Chegando em casa, dez e meia da noite, encontro um bilhete: “Laurinha, Maria ligou desesperada. O filho dela morreu. Assim que chegar, ligue para ela”.
Não precisou muito para deduzir as circunstâncias da morte do seu filho; 28 anos, três crianças pequenas, recuperando-se do vício, trabalhando na construção civil, futuro pela frente. Sua mãe, mulher simples e lutadora, “Mãe com M maiúsculo” em todas as horas, das mais difíceis às mais recompensadoras. Sofrida, como grande parte das mães de hoje que, impotentes, veem seus filhos se enveredarem por caminhos tortuosos e, muitas vezes, sem retorno. Mas o filho de Maria retornava, consciente do que deveria fazer dali em diante, e foi justamente ali, no meio do percurso, que lhe ceifaram a vida com um tiro na cabeça. As barreiras da volta se contrapõem às facilidades da ida.

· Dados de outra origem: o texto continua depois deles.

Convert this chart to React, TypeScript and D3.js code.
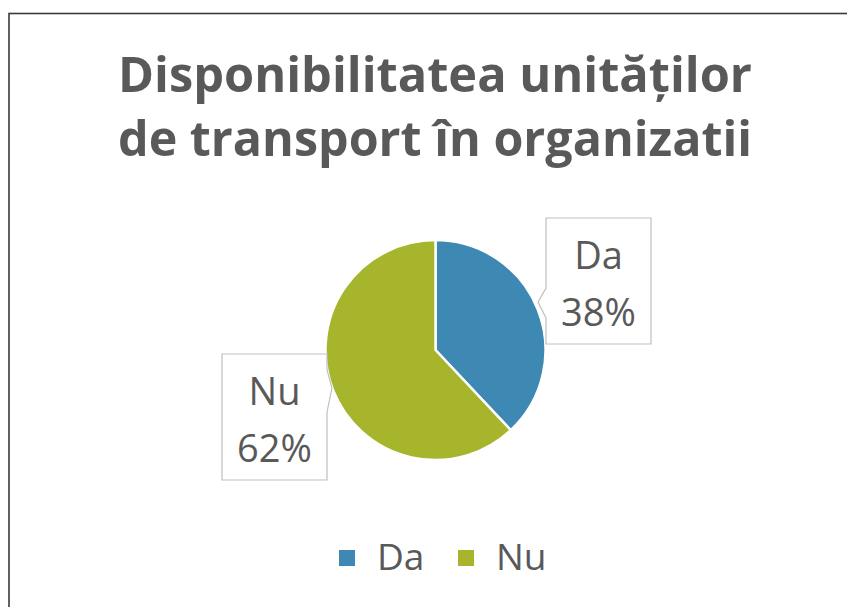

O sono me abandona nesta madrugada fria, e passo a noite pensando. Antes, o normal era os filhos enterrarem os pais, hoje, os pais é que enterram seus filhos. Filhos que sofrem acidentes; morrem de overdose; assassinados por R$ 50 de que não dispõem na hora do assalto ou do acerto de contas. Filhos que se embrenham pelos tenebrosos caminhos da droga.
Histórias que se repetem e vão se tornando frequentes.
Gosto de usar este espaço com amenidades, histórias divertidas que invento ou escuto por aí. Quero mudar de assunto, mas o sofrimento que vi em Maria não me sai da cabeça. Cenas que ficam registradas, como aquela em que, segurando as mãos do filho morto, ela me diz: “Laurinha, estas mãos no sábado estavam me abraçando. Como isso pôde acontecer? Me explica, como?” Não dá para conter o choro, e ainda agora, no momento em que escrevo, continuo embargada. Que me desculpem os leitores, mas quem é mãe sabe.
Na semana retrasada, recebi a mensagem de um amigo. Dias antes perdera seu sobrinho, único filho de seu irmão, 21 anos apenas. Jovem amoroso, trabalhador, arrimo da família, que teve a vida ceifada por um celular. Assassinado em Contagem, indo para o trabalho, com a marmita ainda quente dentro de sua mochila, como descreveu, emocionado, o policial que o encontrou.
“Laurinha, tá doendo demais. Até agora sem resposta, jamais pensei que ia viver isso na minha vida”.
E, do pai do jovem, transcrevo parte do comentário que recebi. “Bom dia, Laura, sou pai do Rickson, o rapaz de 21 anos assassinado por um celular... Nunca esperamos que uma tragédia dessas vá ocorrer conosco, mas fica em mim não um sentimento de vingança, ou qualquer coisa que me iguale ao assassino do meu único filho. Fica o orgulho de saber que na mochila dele havia uma marmita, que ele conseguiu lotar uma igreja de pessoas que, como ele, eram trabalhadores, tementes a Deus. A contrapartida não é olho por olho, dente por dente, a contrapartida é o amor...”
Penso na grandeza desse pai. E no jovem que tão prematuramente se foi, provavelmente com a mesma benevolência de quem o gerou.
E assim, às mãos de Deus, entregamos os nossos filhos.